> _Task statement_
Without any pictures, restate the lines from the one containing "Clone this chart in Apache ECharts." to the one containing "['#ff0000', '#00e600', '#0000ff', '#ffff00'];", word for word, ends included.

> _Information provided_
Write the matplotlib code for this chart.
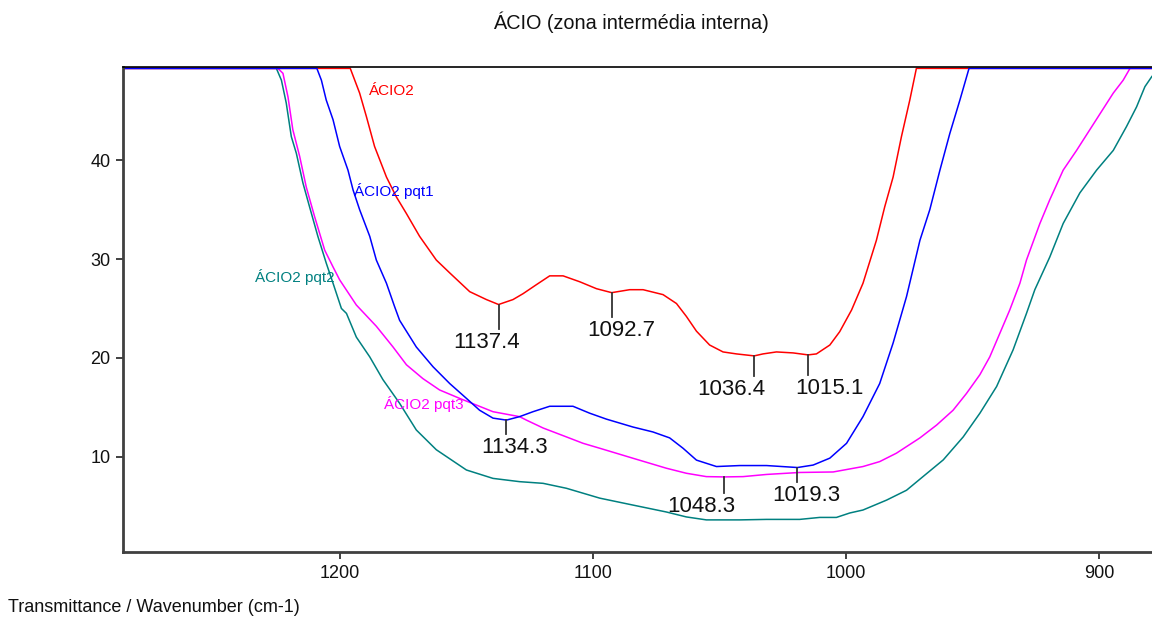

---

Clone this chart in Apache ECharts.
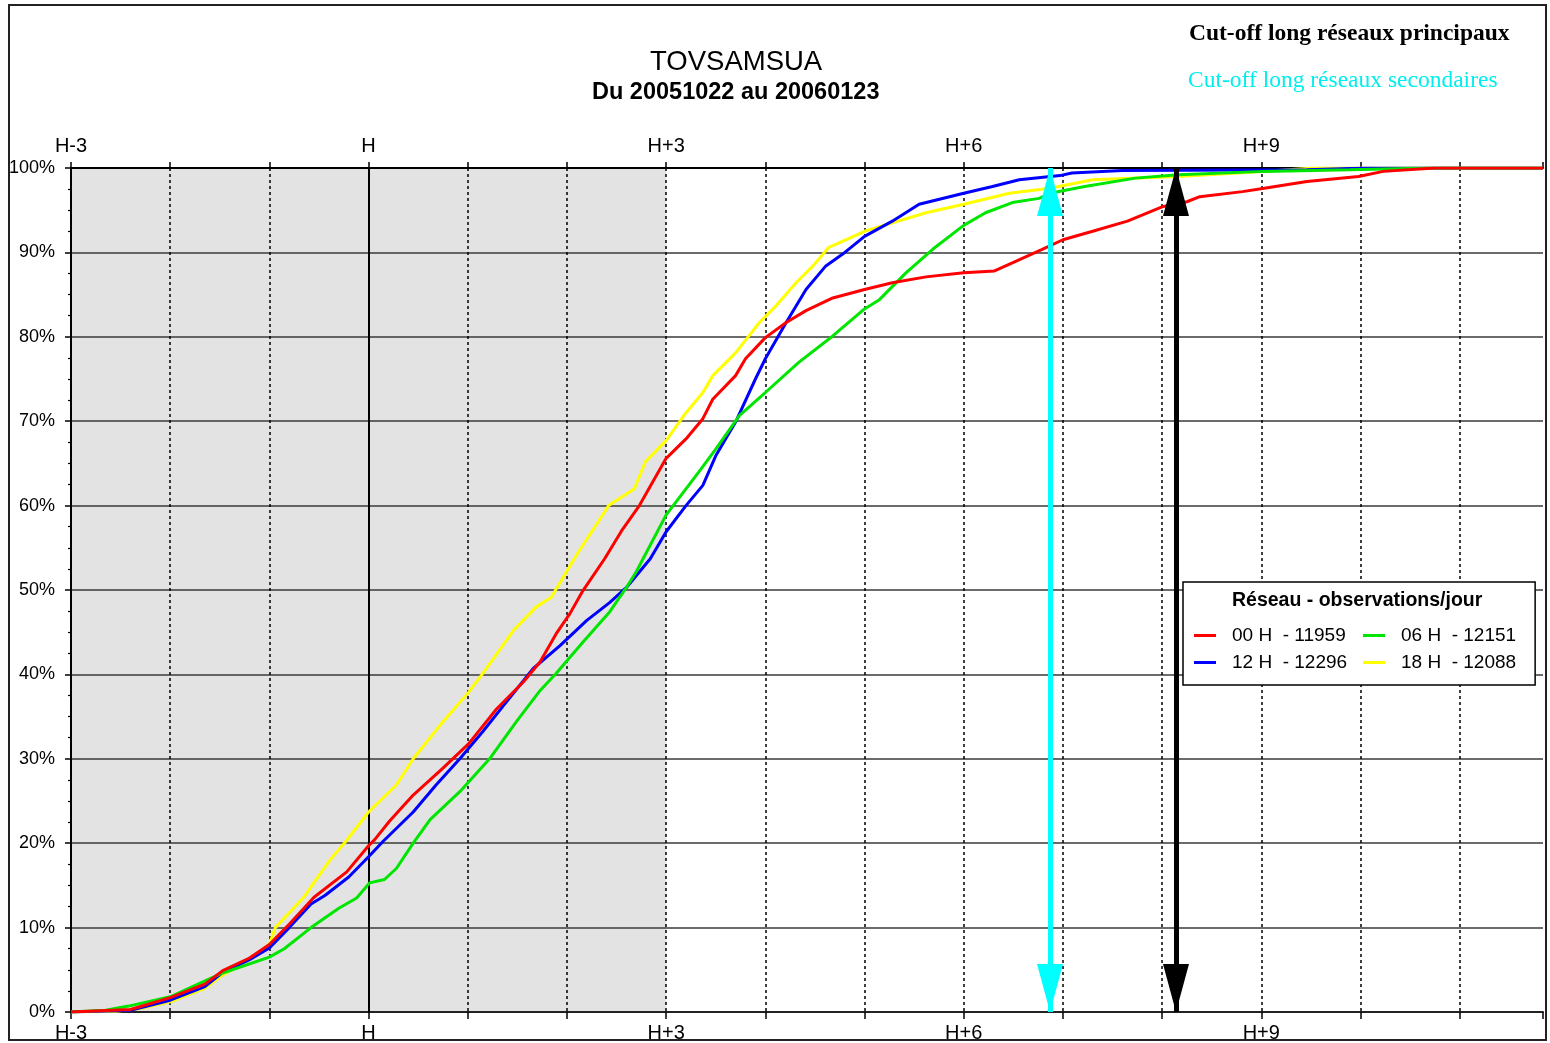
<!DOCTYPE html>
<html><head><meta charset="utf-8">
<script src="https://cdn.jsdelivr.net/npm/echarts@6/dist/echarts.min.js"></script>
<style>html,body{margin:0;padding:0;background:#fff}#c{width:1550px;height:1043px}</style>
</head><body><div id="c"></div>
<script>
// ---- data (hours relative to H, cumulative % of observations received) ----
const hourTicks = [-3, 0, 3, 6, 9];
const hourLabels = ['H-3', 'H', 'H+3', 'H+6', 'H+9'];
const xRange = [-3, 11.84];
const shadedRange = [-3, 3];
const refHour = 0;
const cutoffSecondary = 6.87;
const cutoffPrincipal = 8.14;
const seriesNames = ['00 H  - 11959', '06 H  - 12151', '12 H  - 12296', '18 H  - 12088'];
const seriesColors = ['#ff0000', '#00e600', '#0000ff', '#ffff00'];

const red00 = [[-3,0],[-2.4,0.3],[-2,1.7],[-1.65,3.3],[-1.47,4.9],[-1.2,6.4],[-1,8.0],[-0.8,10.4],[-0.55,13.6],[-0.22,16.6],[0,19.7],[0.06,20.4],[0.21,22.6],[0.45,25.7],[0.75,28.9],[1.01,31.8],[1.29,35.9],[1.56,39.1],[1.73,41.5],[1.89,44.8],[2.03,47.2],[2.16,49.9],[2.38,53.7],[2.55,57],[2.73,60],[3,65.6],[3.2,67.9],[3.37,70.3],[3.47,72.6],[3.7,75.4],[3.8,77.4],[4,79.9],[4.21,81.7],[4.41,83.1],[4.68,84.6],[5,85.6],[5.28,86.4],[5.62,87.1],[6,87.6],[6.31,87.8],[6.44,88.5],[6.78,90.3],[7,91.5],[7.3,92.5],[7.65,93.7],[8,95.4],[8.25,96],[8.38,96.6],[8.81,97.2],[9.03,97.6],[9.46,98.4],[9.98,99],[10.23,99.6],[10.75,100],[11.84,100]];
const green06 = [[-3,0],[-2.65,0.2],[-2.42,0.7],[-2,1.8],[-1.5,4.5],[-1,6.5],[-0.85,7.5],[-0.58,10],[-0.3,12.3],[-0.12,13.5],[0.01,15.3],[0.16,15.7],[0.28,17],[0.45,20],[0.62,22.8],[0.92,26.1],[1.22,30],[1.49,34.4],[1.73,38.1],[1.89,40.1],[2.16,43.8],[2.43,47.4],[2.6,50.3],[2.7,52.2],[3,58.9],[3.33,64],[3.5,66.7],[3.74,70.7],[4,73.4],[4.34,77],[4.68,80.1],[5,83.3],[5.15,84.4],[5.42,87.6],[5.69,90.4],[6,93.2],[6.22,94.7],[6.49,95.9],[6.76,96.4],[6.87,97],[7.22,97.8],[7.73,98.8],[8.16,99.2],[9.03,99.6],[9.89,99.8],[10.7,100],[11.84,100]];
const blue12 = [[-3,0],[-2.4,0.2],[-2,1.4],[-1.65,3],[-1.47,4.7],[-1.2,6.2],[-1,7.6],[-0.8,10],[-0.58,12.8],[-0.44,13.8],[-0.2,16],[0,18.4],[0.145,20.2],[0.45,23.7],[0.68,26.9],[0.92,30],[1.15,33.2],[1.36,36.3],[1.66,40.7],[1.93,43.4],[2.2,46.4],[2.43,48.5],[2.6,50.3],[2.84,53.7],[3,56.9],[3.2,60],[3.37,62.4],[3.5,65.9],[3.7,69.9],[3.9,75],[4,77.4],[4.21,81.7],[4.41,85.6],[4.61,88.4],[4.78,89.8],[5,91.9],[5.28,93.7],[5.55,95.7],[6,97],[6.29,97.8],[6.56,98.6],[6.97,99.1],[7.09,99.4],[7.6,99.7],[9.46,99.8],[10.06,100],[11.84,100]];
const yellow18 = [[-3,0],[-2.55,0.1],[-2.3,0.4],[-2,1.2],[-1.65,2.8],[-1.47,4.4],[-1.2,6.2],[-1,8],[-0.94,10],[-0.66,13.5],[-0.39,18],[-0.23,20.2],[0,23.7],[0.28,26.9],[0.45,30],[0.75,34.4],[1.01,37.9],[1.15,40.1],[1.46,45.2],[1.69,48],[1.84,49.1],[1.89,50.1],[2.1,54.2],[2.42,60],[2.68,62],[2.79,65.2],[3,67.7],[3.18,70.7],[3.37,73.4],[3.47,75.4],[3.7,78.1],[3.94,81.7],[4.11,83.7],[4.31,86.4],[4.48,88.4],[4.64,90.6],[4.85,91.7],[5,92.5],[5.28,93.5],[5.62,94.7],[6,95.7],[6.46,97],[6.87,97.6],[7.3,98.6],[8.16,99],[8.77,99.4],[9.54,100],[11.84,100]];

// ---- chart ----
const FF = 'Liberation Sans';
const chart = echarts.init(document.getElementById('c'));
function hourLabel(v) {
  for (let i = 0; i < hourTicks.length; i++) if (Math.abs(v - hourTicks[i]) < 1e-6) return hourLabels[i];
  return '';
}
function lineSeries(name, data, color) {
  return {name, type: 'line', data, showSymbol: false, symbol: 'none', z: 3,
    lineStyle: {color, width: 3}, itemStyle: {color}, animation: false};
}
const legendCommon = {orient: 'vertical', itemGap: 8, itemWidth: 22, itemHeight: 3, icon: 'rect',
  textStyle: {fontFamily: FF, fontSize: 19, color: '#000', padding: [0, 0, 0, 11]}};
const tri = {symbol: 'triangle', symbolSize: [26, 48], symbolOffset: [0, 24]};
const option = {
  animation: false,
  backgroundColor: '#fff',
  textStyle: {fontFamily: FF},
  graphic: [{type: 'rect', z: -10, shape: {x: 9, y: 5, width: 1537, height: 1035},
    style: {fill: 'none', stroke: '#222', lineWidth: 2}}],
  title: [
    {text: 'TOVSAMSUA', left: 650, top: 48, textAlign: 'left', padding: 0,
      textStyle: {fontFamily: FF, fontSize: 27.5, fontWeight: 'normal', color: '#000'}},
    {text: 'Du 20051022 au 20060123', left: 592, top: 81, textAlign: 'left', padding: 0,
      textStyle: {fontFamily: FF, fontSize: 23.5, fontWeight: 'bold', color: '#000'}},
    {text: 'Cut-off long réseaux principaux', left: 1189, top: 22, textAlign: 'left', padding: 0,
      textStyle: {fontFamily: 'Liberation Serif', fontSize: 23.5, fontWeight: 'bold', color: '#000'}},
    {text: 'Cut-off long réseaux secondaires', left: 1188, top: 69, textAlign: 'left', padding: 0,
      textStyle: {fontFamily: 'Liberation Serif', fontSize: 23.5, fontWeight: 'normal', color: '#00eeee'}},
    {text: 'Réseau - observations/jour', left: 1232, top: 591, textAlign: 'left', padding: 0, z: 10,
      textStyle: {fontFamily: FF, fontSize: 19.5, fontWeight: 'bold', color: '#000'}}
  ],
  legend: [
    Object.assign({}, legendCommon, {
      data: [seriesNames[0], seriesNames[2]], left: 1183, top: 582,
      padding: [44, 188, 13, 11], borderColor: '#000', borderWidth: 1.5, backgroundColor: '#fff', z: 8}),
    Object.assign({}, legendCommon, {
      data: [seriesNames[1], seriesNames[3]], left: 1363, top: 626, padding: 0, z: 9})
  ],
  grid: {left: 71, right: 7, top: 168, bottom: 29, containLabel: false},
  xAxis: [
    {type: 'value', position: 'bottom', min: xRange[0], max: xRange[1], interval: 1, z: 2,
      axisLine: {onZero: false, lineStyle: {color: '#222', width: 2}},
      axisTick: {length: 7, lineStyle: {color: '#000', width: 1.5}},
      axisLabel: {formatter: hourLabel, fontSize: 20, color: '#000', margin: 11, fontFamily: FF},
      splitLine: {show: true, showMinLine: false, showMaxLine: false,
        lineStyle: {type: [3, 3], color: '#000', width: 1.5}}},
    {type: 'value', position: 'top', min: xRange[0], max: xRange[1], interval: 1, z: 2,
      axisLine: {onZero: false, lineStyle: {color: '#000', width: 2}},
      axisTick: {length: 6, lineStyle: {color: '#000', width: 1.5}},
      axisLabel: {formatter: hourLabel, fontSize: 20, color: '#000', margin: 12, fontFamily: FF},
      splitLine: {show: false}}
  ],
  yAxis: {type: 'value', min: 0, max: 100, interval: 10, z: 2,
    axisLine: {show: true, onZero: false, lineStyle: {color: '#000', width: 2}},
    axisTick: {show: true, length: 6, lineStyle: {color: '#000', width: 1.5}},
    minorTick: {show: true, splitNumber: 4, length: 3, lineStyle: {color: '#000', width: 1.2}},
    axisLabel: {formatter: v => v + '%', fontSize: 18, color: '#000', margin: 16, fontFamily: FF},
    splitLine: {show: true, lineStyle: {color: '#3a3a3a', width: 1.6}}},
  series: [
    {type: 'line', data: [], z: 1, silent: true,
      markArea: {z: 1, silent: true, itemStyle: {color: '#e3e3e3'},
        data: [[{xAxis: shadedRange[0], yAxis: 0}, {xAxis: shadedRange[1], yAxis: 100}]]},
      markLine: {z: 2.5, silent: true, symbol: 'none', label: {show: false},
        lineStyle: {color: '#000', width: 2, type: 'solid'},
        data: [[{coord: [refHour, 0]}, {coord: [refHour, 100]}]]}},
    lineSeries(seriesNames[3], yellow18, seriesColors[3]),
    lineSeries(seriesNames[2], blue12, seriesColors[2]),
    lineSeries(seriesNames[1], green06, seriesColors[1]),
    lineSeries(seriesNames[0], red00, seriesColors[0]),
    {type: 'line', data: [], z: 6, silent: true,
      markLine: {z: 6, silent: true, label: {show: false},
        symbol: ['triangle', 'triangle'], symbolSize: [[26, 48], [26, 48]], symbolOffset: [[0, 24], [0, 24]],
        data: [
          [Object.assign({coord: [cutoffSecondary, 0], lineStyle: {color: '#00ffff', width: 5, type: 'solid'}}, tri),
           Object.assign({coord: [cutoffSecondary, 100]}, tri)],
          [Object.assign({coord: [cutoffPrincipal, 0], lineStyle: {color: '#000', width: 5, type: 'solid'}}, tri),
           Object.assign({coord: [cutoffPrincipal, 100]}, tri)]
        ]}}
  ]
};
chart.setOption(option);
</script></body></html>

> _Exercise response_
Clone this chart in Apache ECharts.
<!DOCTYPE html>
<html><head><meta charset="utf-8">
<script src="https://cdn.jsdelivr.net/npm/echarts@6/dist/echarts.min.js"></script>
<style>html,body{margin:0;padding:0;background:#fff}#c{width:1550px;height:1043px}</style>
</head><body><div id="c"></div>
<script>
// ---- data (hours relative to H, cumulative % of observations received) ----
const hourTicks = [-3, 0, 3, 6, 9];
const hourLabels = ['H-3', 'H', 'H+3', 'H+6', 'H+9'];
const xRange = [-3, 11.84];
const shadedRange = [-3, 3];
const refHour = 0;
const cutoffSecondary = 6.87;
const cutoffPrincipal = 8.14;
const seriesNames = ['00 H  - 11959', '06 H  - 12151', '12 H  - 12296', '18 H  - 12088'];
const seriesColors = ['#ff0000', '#00e600', '#0000ff', '#ffff00'];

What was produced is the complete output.